Mathematics Colloquium

Russel Luke

(Göttingen)

"Nonconvex optimization methods versus convex relaxations: the cost of certainty"


Date: Mon, November 4, 2013
Time: 17:15
Place: Research II Lecture Hall

Abstract: Numerical algorithms for nonconvex optimization models are often eschewed because the usual optimality criteria around which numerical algorithms are designed do not distinguish solutions from critical points. This issue comes into sharp relief with what has become known as the sparsity optimization problem. The current trend for solving this problem, sparked by a famous paper of Candes and Tao [2005], is to use convex relaxations. Convex relaxations have the advantage that every point satisfying the necessary optimality criteria is also a solution to the relaxed optimization problem. This certainty comes at the cost of imposing difficult-to-verify restrictions on the affine constraints in order to guarantee the correspondence of solutions to the relaxed problem to solutions to the original problem.
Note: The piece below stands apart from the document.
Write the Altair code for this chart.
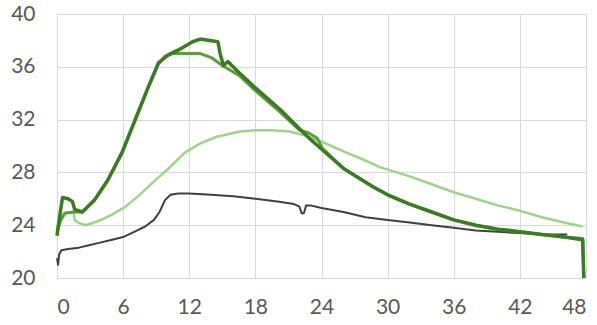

Moreover, convex relaxations can lead to a tremendous increase in the dimensionality of the problem. We present a different nonconvex approach; one with the advantage that the available algorithms are simple to apply, (locally) linearly convergent, and the problem formulation stays close in spirit if not in fact to the original problem, thus avoiding the curse of dimensionality. We also provide conditions under which fundamental algorithms applied to the nonconvex model are globally convergent.

We hope to convince our audience that convexity is not a categorical imperative for provablly convergent numerical algorithms.